That looming $14B BTC options expiry has the potential to significantly impact this range-bound market. With BTC hovering around $71K, these contracts, mostly neutral-to-bearish strikes above $75K, could lead to considerable repositioning as dealers adjust hedges.
We've observed BTC repeatedly testing $75K as a stubborn ceiling, attracting liquidity on every failed breakout. That level includes gamma walls and call stacks, creating a dynamic where maximum pain might anchor price just below to allow out-of-the-money options to expire worthless. This can cause $75K to act less like traditional resistance and more like a magnet as settlement approaches and hedging intensifies.
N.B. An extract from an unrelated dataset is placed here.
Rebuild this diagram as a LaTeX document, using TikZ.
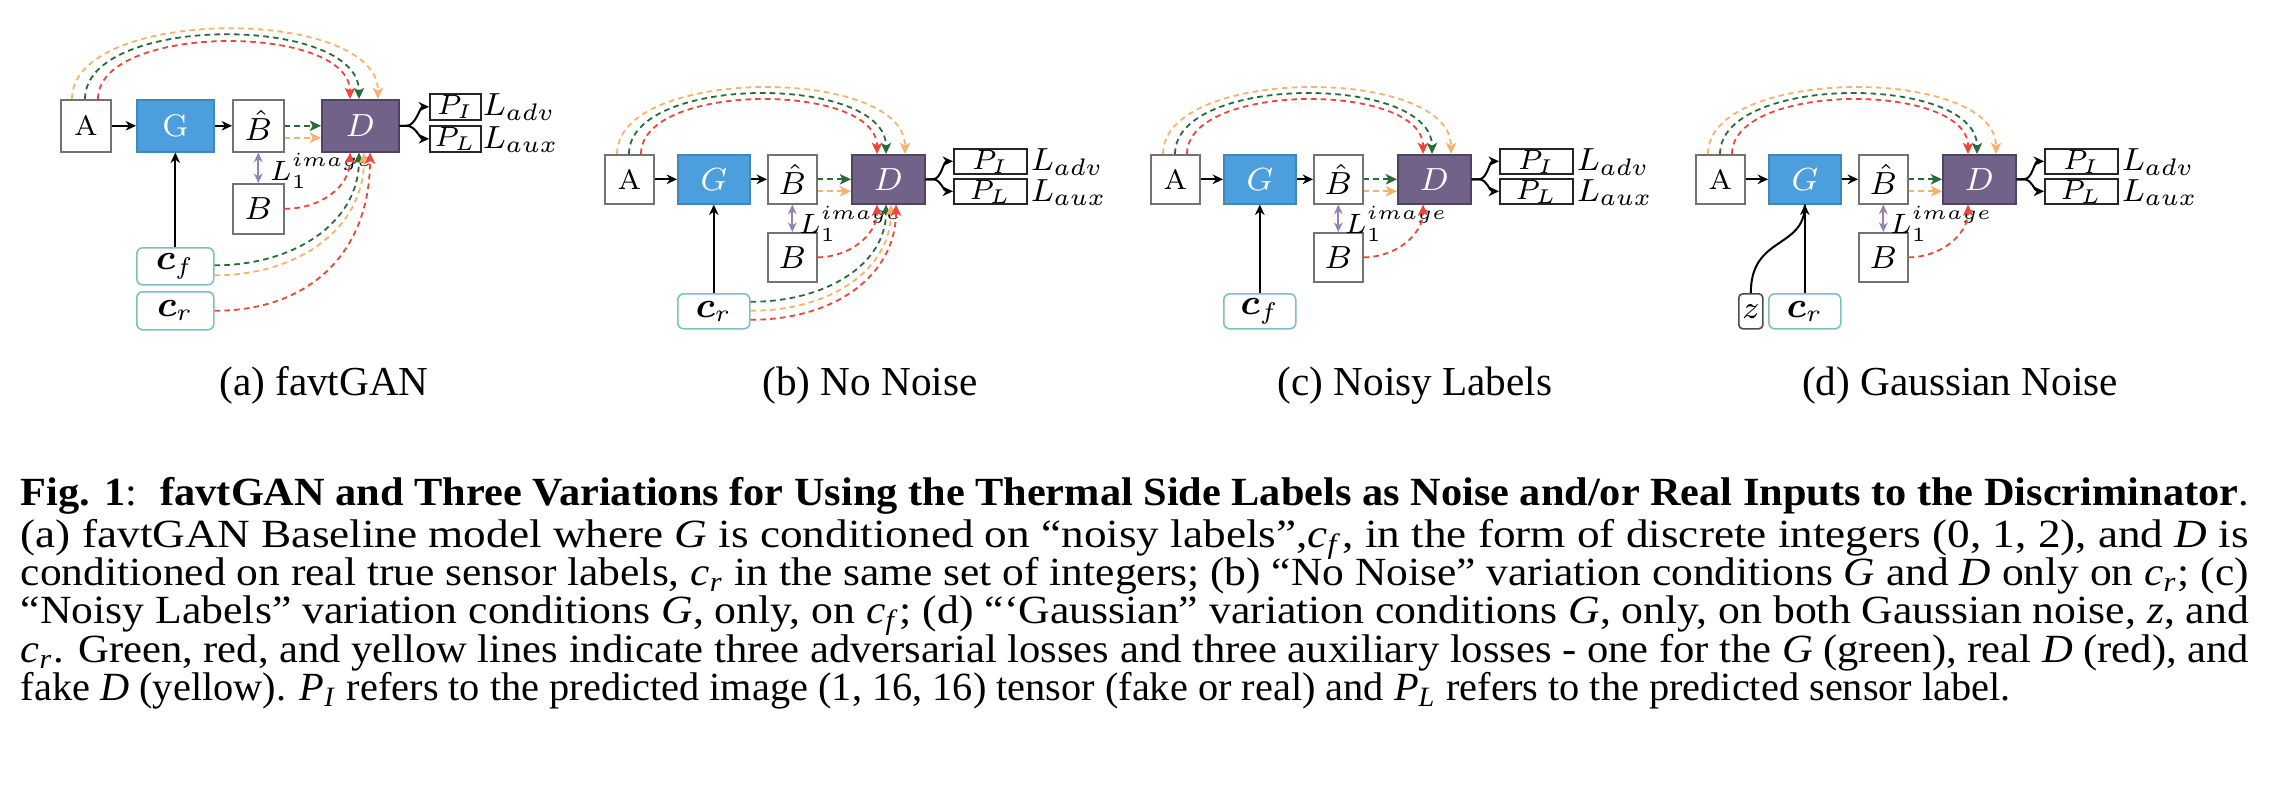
\documentclass[tikz,border=0pt]{standalone}
\usepackage{amsmath}
\usepackage{fontspec}
\usepackage{graphicx}
\newfontfamily\tms{Liberation Serif}
\usetikzlibrary{arrows.meta,calc}
\definecolor{gblue}{RGB}{76,159,220}
\definecolor{dpurp}{RGB}{114,98,138}
\definecolor{dgreen}{RGB}{40,106,58}
\definecolor{lred}{RGB}{238,68,58}
\definecolor{lorange}{RGB}{246,178,108}
\definecolor{lpurp}{RGB}{150,128,182}
\definecolor{cteal}{RGB}{125,192,196}
\newcommand\ci[1]{\textit{#1}}
\newcommand\cs[2]{\textit{#1}\textsubscript{\textit{#2}}}
\newcommand\capline[2]{\resizebox{#1}{\height}{\tms\fontsize{10}{12}\selectfont #2}}
\tikzset{
  bx/.style={draw=black!55, line width=0.4pt, inner sep=0pt, anchor=north west, fill=white},
  gbx/.style={bx, fill=gblue, draw=gblue!85!black, text=white},
  dbx/.style={bx, fill=dpurp, draw=dpurp!70!black, text=white},
  cbx/.style={bx, draw=cteal, rounded corners=1.5pt},
  zbx/.style={bx, draw=black!70, rounded corners=1pt},
  pbx/.style={bx, draw=black!85, text height=5pt, text depth=1pt},
  blk/.style={line width=0.5pt, -{Stealth[length=2.6pt,width=2.4pt]}},
  dsh/.style={line width=0.45pt, dash pattern=on 1.4pt off 1.05pt, -{Stealth[length=2.8pt,width=2.6pt,inset=0.7pt]}},
  dgr/.style={dsh, draw=dgreen},
  drd/.style={dsh, draw=lred},
  dor/.style={dsh, draw=lorange},
  pur/.style={line width=0.5pt, draw=lpurp, {Stealth[length=2.4pt,width=2.2pt]}-{Stealth[length=2.4pt,width=2.2pt]}},
  fA/.style={font=\fontsize{7}{8}\selectfont},
  fM/.style={font=\fontsize{7.8}{9}\selectfont},
  fP/.style={font=\fontsize{7.3}{8}\selectfont},
  fL/.style={font=\fontsize{8.5}{10}\selectfont},
  fS/.style={font=\fontsize{7}{8}\selectfont},
  fC/.style={font=\fontsize{9}{10}\selectfont},
  sub/.style={anchor=base, inner sep=0pt, font=\tms\fontsize{10.3}{12}\selectfont},
  capn/.style={anchor=base west, inner sep=0pt}
}
% panels (b)-(d): common part
\newcommand\corepanel[3]{%
\begin{scope}[shift={(#2,#3)}]
  \node[bx, fA, minimum width=12.25pt, minimum height=12.25pt] (#1A) at (0,0) {A};
  \node[gbx, fM, minimum width=18pt, minimum height=12.25pt] (#1G) at (73,0) {$G$};
  \node[bx, fM, minimum width=12.25pt, minimum height=12.25pt] (#1H) at (163,0) {$\hat{B}$};
  \node[dbx, fM, minimum width=18.25pt, minimum height=12.25pt] (#1D) at (247,0) {$D$};
  \node[pbx, fP, minimum width=18.25pt, minimum height=6.25pt] (#1PI) at (349,-6) {$P_I$};
  \node[pbx, fP, minimum width=18.25pt, minimum height=6.25pt] (#1PL) at (349,24) {$P_L$};
  \node[anchor=west, inner sep=0pt, fL] (#1La) at (426,8) {$L_{adv}$};
  \node[anchor=west, inner sep=0pt, fL] (#1Lx) at (426,39) {$L_{aux}$};
  \node[bx, fM, minimum width=12.25pt, minimum height=12.25pt] (#1B) at (163,78) {$B$};
  \node[anchor=base west, inner sep=0pt, fS] (#1L1) at (194,79) {$L_1^{image}$};
\end{scope}
  \draw[blk] (#1A) -- (#1G);
  \draw[blk] (#1G) -- (#1H);
  \draw[pur] (#1H) -- (#1B);
  \draw[dgr] (#1H.east) -- (#1D.west);
  \draw[dor] ($(#1H.east)+(0,12)$) -- ($(#1D.west)+(0,12)$);
  \draw[dor] ($(#1A.north west)+(13,0)$) .. controls +(0,-88) and +(0,-88) .. ($(#1D.north west)+(54,0)$);
  \draw[dgr] ($(#1A.north west)+(25,0)$) .. controls +(0,-80) and +(0,-80) .. ($(#1D.north west)+(35,0)$);
  \draw[drd] ($(#1A.north west)+(37,0)$) .. controls +(0,-72) and +(0,-72) .. ($(#1D.north west)+(26,0)$);
  \draw[drd] (#1B.east) .. controls +(32,0) and +(0,30) .. ($(#1D.south west)+(26,0)$);
  \draw[blk] (#1D.east) -- ++(7,0) .. controls +(9,0) and +(-10,0) .. (#1PI.west);
  \draw[blk] (#1D.east) -- ++(7,0) .. controls +(9,0) and +(-10,0) .. (#1PL.west);
}
\begin{document}
\begin{tikzpicture}[x=0.25pt, y=-0.25pt]
\useasboundingbox (0,0) rectangle (2288,794);

% ---------------- panel (a)
\node[bx, fA, minimum width=12.5pt, minimum height=13pt] (aA) at (60,99) {A};
\node[gbx, fM, minimum width=19.25pt, minimum height=13pt] (aG) at (136,99) {G};
\node[bx, fM, minimum width=12.75pt, minimum height=13pt] (aH) at (232,99) {$\hat{B}$};
\node[dbx, fM, minimum width=19.25pt, minimum height=13pt] (aD) at (321,99) {$D$};
\node[pbx, fP, minimum width=12.75pt, minimum height=6.5pt] (aPI) at (429,93) {$P_I$};
\node[pbx, fP, minimum width=12.75pt, minimum height=6.5pt] (aPL) at (429,125) {$P_L$};
\node[anchor=west, inner sep=0pt, fL] (aLa) at (482,107) {$L_{adv}$};
\node[anchor=west, inner sep=0pt, fL] (aLx) at (482,140) {$L_{aux}$};
\node[bx, fM, minimum width=12.75pt, minimum height=12.5pt] (aB) at (232,183) {$B$};
\node[anchor=base west, inner sep=0pt, fS] (aL1) at (269,180) {$L_1^{image}$};
\node[cbx, fC, minimum width=19.25pt, minimum height=9.25pt] (acf) at (136,247) {$\boldsymbol{c}_f$};
\node[cbx, fC, minimum width=19.25pt, minimum height=9.5pt] (acr) at (136,291) {$\boldsymbol{c}_r$};
\draw[blk] (aA) -- (aG);
\draw[blk] (aG) -- (aH);
\draw[blk] (acf) -- (aG);
\draw[pur] (aH) -- (aB);
\draw[dgr] (aH.east) -- (aD.west);
\draw[dor] ($(aH.east)+(0,12)$) -- ($(aD.west)+(0,12)$);
\draw[dor] ($(aA.north west)+(12,0)$) .. controls +(0,-93) and +(0,-93) .. ($(aD.north west)+(57,0)$);
\draw[dgr] ($(aA.north west)+(25,0)$) .. controls +(0,-85) and +(0,-85) .. ($(aD.north west)+(38,0)$);
\draw[drd] ($(aA.north west)+(38,0)$) .. controls +(0,-76) and +(0,-76) .. ($(aD.north west)+(29,0)$);
\draw[drd] (aB.east) .. controls +(35,0) and +(0,35) .. ($(aD.south west)+(29,0)$);
\draw[dgr] ($(acf.east)+(0,-1)$) .. controls +(80,0) and +(0,70) .. ($(aD.south west)+(38,0)$);
\draw[dor] ($(acf.east)+(0,9)$) .. controls +(85,0) and +(0,75) .. ($(aD.south west)+(43,0)$);
\draw[drd] (acr.east) .. controls +(95,0) and +(0,100) .. ($(aD.south west)+(49,0)$);
\draw[blk] (aD.east) -- ++(7,0) .. controls +(9,0) and +(-9,0) .. (aPI.west);
\draw[blk] (aD.east) -- ++(7,0) .. controls +(9,0) and +(-9,0) .. (aPL.west);

% ---------------- panel (b)
\corepanel{b}{604}{154}
\begin{scope}[shift={(604,154)}]
  \node[cbx, fC, minimum width=18pt, minimum height=8.75pt] (bcr) at (73,139) {$\boldsymbol{c}_r$};
\end{scope}
\draw[blk] (bcr) -- (bG);
\draw[dgr] ($(bcr.east)+(0,-9.5)$) .. controls +(75,0) and +(0,60) .. ($(bD.south west)+(35,0)$);
\draw[dor] ($(bcr.east)+(0,-0.5)$) .. controls +(80,0) and +(0,65) .. ($(bD.south west)+(40,0)$);
\draw[drd] ($(bcr.east)+(0,8.5)$) .. controls +(85,0) and +(0,70) .. ($(bD.south west)+(45,0)$);

% ---------------- panel (c)
\corepanel{c}{1150}{154}
\begin{scope}[shift={(1150,154)}]
  \node[cbx, fC, minimum width=18pt, minimum height=8.75pt] (ccf) at (73,139) {$\boldsymbol{c}_f$};
\end{scope}
\draw[blk] (ccf) -- (cG);

% ---------------- panel (d)
\corepanel{d}{1695}{154}
\begin{scope}[shift={(1695,154)}]
  \node[zbx, fM, minimum width=6pt, minimum height=8.75pt] (dz) at (43,139) {$z$};
  \node[cbx, fC, minimum width=18pt, minimum height=8.75pt] (dcr) at (73,139) {$\boldsymbol{c}_r$};
\end{scope}
\draw[blk] (dcr) -- (dG);
\draw[line width=0.5pt] (dz.north) .. controls +(0,-58) and +(0,45) .. (dG.south);

% ---------------- sub-captions
\node[sub] (sa) at (324,395) {(a) favtGAN};
\node[sub] (sb) at (870,395) {(b) No Noise};
\node[sub] (sc) at (1415,395) {(c) Noisy Labels};
\node[sub] (sd) at (1960,395) {(d) Gaussian Noise};

% ---------------- caption
\node[capn] (c1) at (20,505) {\capline{557pt}{\textbf{Fig. 1}:\hspace{0.55em}\textbf{favtGAN and Three Variations for Using the Thermal Side Labels as Noise and/or Real Inputs to the Discriminator}.}};
\node[capn] (c2) at (20,547) {\capline{557pt}{(a) favtGAN Baseline model where \ci{G} is conditioned on “noisy labels”,\cs{c}{f}, in the form of discrete integers (0, 1, 2), and \ci{D} is}};
\node[capn] (c3) at (20,585) {\capline{557pt}{conditioned on real true sensor labels, \cs{c}{r} in the same set of integers; (b) “No Noise” variation conditions \ci{G} and \ci{D} only on \cs{c}{r}; (c)}};
\node[capn] (c4) at (20,623) {\capline{557pt}{“Noisy Labels” variation conditions \ci{G}, only, on \cs{c}{f}; (d) “‘Gaussian” variation conditions \ci{G}, only, on both Gaussian noise, \ci{z}, and}};
\node[capn] (c5) at (20,662) {\capline{557pt}{\cs{c}{r}. Green, red, and yellow lines indicate three adversarial losses and three auxiliary losses - one for the \ci{G} (green), real \ci{D} (red), and}};
\node[capn] (c6) at (20,700) {\capline{497.5pt}{fake \ci{D} (yellow). \cs{P}{I} refers to the predicted image (1, 16, 16) tensor (fake or real) and \cs{P}{L} refers to the predicted sensor label.}};
\end{tikzpicture}
\end{document}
The real tension builds if expiry flows create further shifts: in-the-money calls could be rolled or closed, potentially increasing volatility while spot navigates low funding and neutral sentiment. A clear move above $75K post-expiry would signal a bullish shift; a failure to do so could lead to continued downward pressure toward $70K support.
Leading into this expiry, market dynamics around $73K-$75K, changes in options flow, and whether spot prices can move away from $75K post-expiry, rather than being pulled back to it, will be key to watch. If $75K stops acting like a magnet and instead functions as a floor on the next retest, it would suggest a change in how the derivatives market influences price movements.